In a recent interview with GQ’s Michael Hainey, Senator Marco Rubio (R-Fla.), a rising star in the battered GOP — and a Tea Party favorite whose name is already being tossed around as a presidential contender for 2016 — was asked how old he believed the Earth was. His response is worth quoting in its entirety:
GQ: How old do you think the Earth is?
Marco Rubio: "I’m not a scientist, man. I can tell you what recorded history says, I can tell you what the Bible says, but I think that’s a dispute amongst theologians and I think it has nothing to do with the gross domestic product or economic growth of the United States. I think the age of the universe has zero to do with how our economy is going to grow. I’m not a scientist. I don’t think I’m qualified to answer a question like that. At the end of the day, I think there are multiple theories out there on how the universe was created and I think this is a country where people should have the opportunity to teach them all. I think parents should be able to teach their kids what their faith says, what science says. Whether the Earth was created in 7 days, or 7 actual eras, I’m not sure we’ll ever be able to answer that. It’s one of the great mysteries."

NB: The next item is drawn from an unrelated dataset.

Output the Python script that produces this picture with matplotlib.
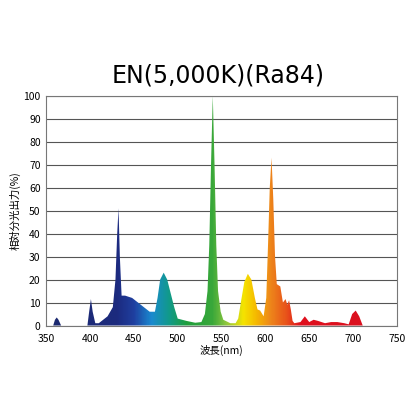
import numpy as np
import matplotlib.pyplot as plt
from matplotlib.colors import LinearSegmentedColormap
from matplotlib.patches import Polygon

plt.rcParams['font.family'] = ['Noto Sans CJK JP', 'DejaVu Sans']

# spectrum (nm, %)
wl = [350, 358, 360, 362, 364, 367, 397, 399, 401, 403, 406, 410, 420, 426, 429, 431, 432.5,
      434, 436, 440, 448, 458, 468, 474, 477, 480, 484, 488, 492, 496, 500, 510, 520, 527,
      531, 534, 536, 538, 540, 542, 544, 546, 549, 552, 560, 566, 569, 572, 576, 580, 584,
      588, 591, 594, 598, 601, 603, 605, 607, 609, 611, 613, 617, 620, 623, 625, 627, 629,
      631, 633, 640, 645, 650, 655, 660, 668, 675, 682, 690, 695, 699, 703, 707, 711, 750]
val = [0, 0, 2.5, 3.5, 2.5, 0, 0, 6, 11.5, 6, 1, 1, 4, 8, 20, 40, 51,
       30, 13, 13, 12, 9, 6, 6, 12, 20, 23, 20, 14, 8, 3, 2, 1.2, 1.5,
       5, 15, 35, 70, 100, 70, 35, 15, 6, 2.5, 1, 1, 3, 10, 19, 22.5, 20,
       12, 7, 6.5, 4, 12, 35, 60, 73, 55, 30, 18, 17, 10, 11.5, 9, 11, 7,
       2, 1, 1.5, 4, 1.5, 2.5, 2, 1, 1.5, 1.5, 1, 0.5, 5, 6.5, 4, 0, 0]

stops = [(350, '#1c2a6e'), (430, '#1c2a7e'), (450, '#1f3fa0'), (470, '#1a8ad0'),
         (490, '#119a8a'), (510, '#1e9e3c'), (540, '#3aa83a'), (555, '#8cc63f'),
         (575, '#f5e400'), (590, '#f5b800'), (605, '#ee8a1a'), (625, '#e8501a'),
         (640, '#e0101e'), (750, '#d8101e')]
cmap = LinearSegmentedColormap.from_list(
    'spec', [((w - 350) / 400, c) for w, c in stops])

fig, ax = plt.subplots(figsize=(4.2, 4.2), dpi=100)
fig.subplots_adjust(left=0.11, right=0.945, top=0.772, bottom=0.225)

grad = np.linspace(0, 1, 800).reshape(1, -1)
im = ax.imshow(grad, extent=[350, 750, 0, 100], aspect='auto', cmap=cmap, zorder=2)
poly = Polygon(np.column_stack([wl, val]), closed=True, transform=ax.transData)
im.set_clip_path(poly)

ax.set_xlim(350, 750)
ax.set_ylim(0, 100)
ax.set_xticks(range(350, 751, 50))
ax.set_yticks(range(0, 101, 10))
ax.yaxis.grid(True, color='#555555', lw=0.8)
ax.set_axisbelow(True)
ax.tick_params(length=0, labelsize=7.5)
ax.tick_params(axis='x', pad=6)
ax.tick_params(axis='y', pad=4)
for s in ax.spines.values():
    s.set_color('#777777')
    s.set_linewidth(0.8)

ax.set_xlabel('波長(nm)', fontsize=7.5, labelpad=1)
ax.set_ylabel('相対分光出力(%)', fontsize=7.5, labelpad=2)
fig.text(0.52, 0.82, 'EN(5,000K)(Ra84)', ha='center', va='center', fontsize=17,
         family=['DejaVu Sans'])

fig.savefig('out.png')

Most scientists, if asked this question, would likely answer that, based upon radiometric dating, the Earth is about 4.5 billion years old. In answering Hainey’s question, however, Senator Rubio, whatever his personal beliefs, was probably considering the impact of his response on the nearly 46% of Americans who consider themselves to be "creationists." That’s right, according to a recent Gallup Poll, 46% of Americans, when asked about their views on “the origin and development and human beings” responded that they believe that “God created human beings pretty much in their present form at one time within the past 10,000 years.”
While Rubio may be right, that the age of our planet has little bearing on the current state of our economy, responding in such a manner perpetuates a culture of scientific denial that is unhealthy for our country as a whole. Rubio’s suggestion that proven scientific theories should be taught alongside religious speculation gives credence to those who would impose their own views — which are overwhelmingly Christian — on the American public education system. Additionally, implying that our ability to know such things is, essentially, beyond our scientific capabilities undermines the validity of the very scientific methods that allow us to investigate a variety of phenomena. Rubio’s own views on the age of the Earth are irrelevant, but in framing his answer in such a way, he furthers the view that somehow science and faith are mutually exclusive, and that the empirical findings of science can be invalidated simply by deciding that they should not apply.